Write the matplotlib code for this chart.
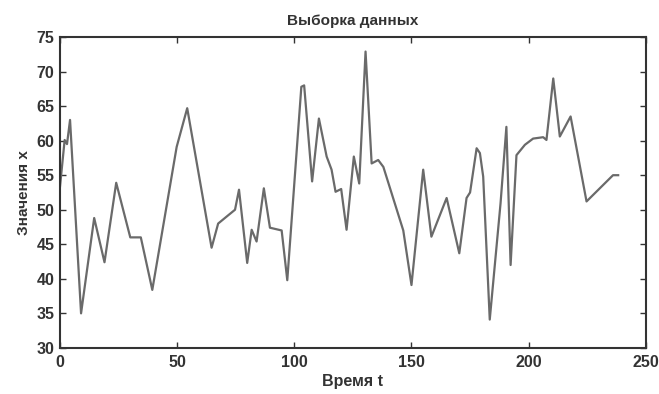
import matplotlib
matplotlib.use("Agg")
import matplotlib.pyplot as plt

t = [0, 2, 3, 4.3, 9, 14.6, 19, 24, 30, 34.5, 39.4, 49.8, 54.3, 64.7, 67.5, 71.8,
     74.7, 76.4, 79.9, 81.8, 83.9, 87, 89.6, 94.6, 97, 103, 104.2, 107.6, 110.5,
     113.8, 115.9, 117.6, 120, 122.3, 125.4, 127.7, 130.4, 133, 135.8, 138, 146.5,
     150, 155, 158.5, 165, 170.4, 173.5, 175, 177.8, 179.2, 180.6, 183.4, 188,
     190.5, 192.3, 194.8, 198.4, 201.9, 206.2, 207.6, 210.5, 213.3, 217.9, 224.7,
     236, 238.2]
x = [53.3, 60.1, 59.5, 63, 35, 48.8, 42.4, 53.9, 46, 46, 38.4, 59.1, 64.7, 44.5,
     48, 49.2, 50, 52.9, 42.3, 47.1, 45.4, 53.1, 47.4, 47, 39.8, 67.8, 68, 54.1,
     63.2, 57.7, 55.8, 52.6, 53, 47.1, 57.7, 53.8, 72.9, 56.7, 57.2, 56.2, 47,
     39.1, 55.8, 46.1, 51.7, 43.7, 51.7, 52.5, 58.9, 58.2, 54.8, 34.1, 50.9,
     62, 42, 57.9, 59.4, 60.3, 60.5, 60.1, 69, 60.6, 63.5, 51.2, 55, 55]

xticks = [0, 50, 100, 150, 200, 250]
yticks = [30, 35, 40, 45, 50, 55, 60, 65, 70, 75]

plt.rcParams['font.family'] = ['Liberation Sans', 'DejaVu Sans']
fig = plt.figure(figsize=(6.59, 3.94), dpi=100)
ax = fig.add_axes([0.091, 0.117, 0.889, 0.789])
ax.plot(t, x, color='#6a6a6a', linewidth=1.6)
ax.set_xlim(0, 250)
ax.set_ylim(30, 75)
ax.set_xticks(xticks)
ax.set_yticks(yticks)
ax.tick_params(direction='in', top=True, right=True, length=4, width=1,
               colors='#333333', labelsize=11.5)
ax.tick_params(axis='x', pad=5)
ax.tick_params(axis='y', pad=4)
for lbl in ax.get_xticklabels() + ax.get_yticklabels():
    lbl.set_fontweight('bold')
    lbl.set_color('#333333')
for s in ax.spines.values():
    s.set_color('#333333')
    s.set_linewidth(1.5)
ax.set_title('Выборка данных', fontsize=11, fontweight='bold', color='#333333', pad=9)
ax.set_xlabel('Время t', fontsize=11.5, fontweight='bold', color='#333333', labelpad=3)
ax.set_ylabel('Значения x', fontsize=11, fontweight='bold', color='#333333', labelpad=4)
fig.savefig('out.png', dpi=100)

TASK INSTRUCTIONS: Without the pictures, copy the material exactly as given.

SOLVED PROBLEM:
Write the matplotlib code for this chart.
import matplotlib
matplotlib.use("Agg")
import matplotlib.pyplot as plt

t = [0, 2, 3, 4.3, 9, 14.6, 19, 24, 30, 34.5, 39.4, 49.8, 54.3, 64.7, 67.5, 71.8,
     74.7, 76.4, 79.9, 81.8, 83.9, 87, 89.6, 94.6, 97, 103, 104.2, 107.6, 110.5,
     113.8, 115.9, 117.6, 120, 122.3, 125.4, 127.7, 130.4, 133, 135.8, 138, 146.5,
     150, 155, 158.5, 165, 170.4, 173.5, 175, 177.8, 179.2, 180.6, 183.4, 188,
     190.5, 192.3, 194.8, 198.4, 201.9, 206.2, 207.6, 210.5, 213.3, 217.9, 224.7,
     236, 238.2]
x = [53.3, 60.1, 59.5, 63, 35, 48.8, 42.4, 53.9, 46, 46, 38.4, 59.1, 64.7, 44.5,
     48, 49.2, 50, 52.9, 42.3, 47.1, 45.4, 53.1, 47.4, 47, 39.8, 67.8, 68, 54.1,
     63.2, 57.7, 55.8, 52.6, 53, 47.1, 57.7, 53.8, 72.9, 56.7, 57.2, 56.2, 47,
     39.1, 55.8, 46.1, 51.7, 43.7, 51.7, 52.5, 58.9, 58.2, 54.8, 34.1, 50.9,
     62, 42, 57.9, 59.4, 60.3, 60.5, 60.1, 69, 60.6, 63.5, 51.2, 55, 55]

xticks = [0, 50, 100, 150, 200, 250]
yticks = [30, 35, 40, 45, 50, 55, 60, 65, 70, 75]

plt.rcParams['font.family'] = ['Liberation Sans', 'DejaVu Sans']
fig = plt.figure(figsize=(6.59, 3.94), dpi=100)
ax = fig.add_axes([0.091, 0.117, 0.889, 0.789])
ax.plot(t, x, color='#6a6a6a', linewidth=1.6)
ax.set_xlim(0, 250)
ax.set_ylim(30, 75)
ax.set_xticks(xticks)
ax.set_yticks(yticks)
ax.tick_params(direction='in', top=True, right=True, length=4, width=1,
               colors='#333333', labelsize=11.5)
ax.tick_params(axis='x', pad=5)
ax.tick_params(axis='y', pad=4)
for lbl in ax.get_xticklabels() + ax.get_yticklabels():
    lbl.set_fontweight('bold')
    lbl.set_color('#333333')
for s in ax.spines.values():
    s.set_color('#333333')
    s.set_linewidth(1.5)
ax.set_title('Выборка данных', fontsize=11, fontweight='bold', color='#333333', pad=9)
ax.set_xlabel('Время t', fontsize=11.5, fontweight='bold', color='#333333', labelpad=3)
ax.set_ylabel('Значения x', fontsize=11, fontweight='bold', color='#333333', labelpad=4)
fig.savefig('out.png', dpi=100)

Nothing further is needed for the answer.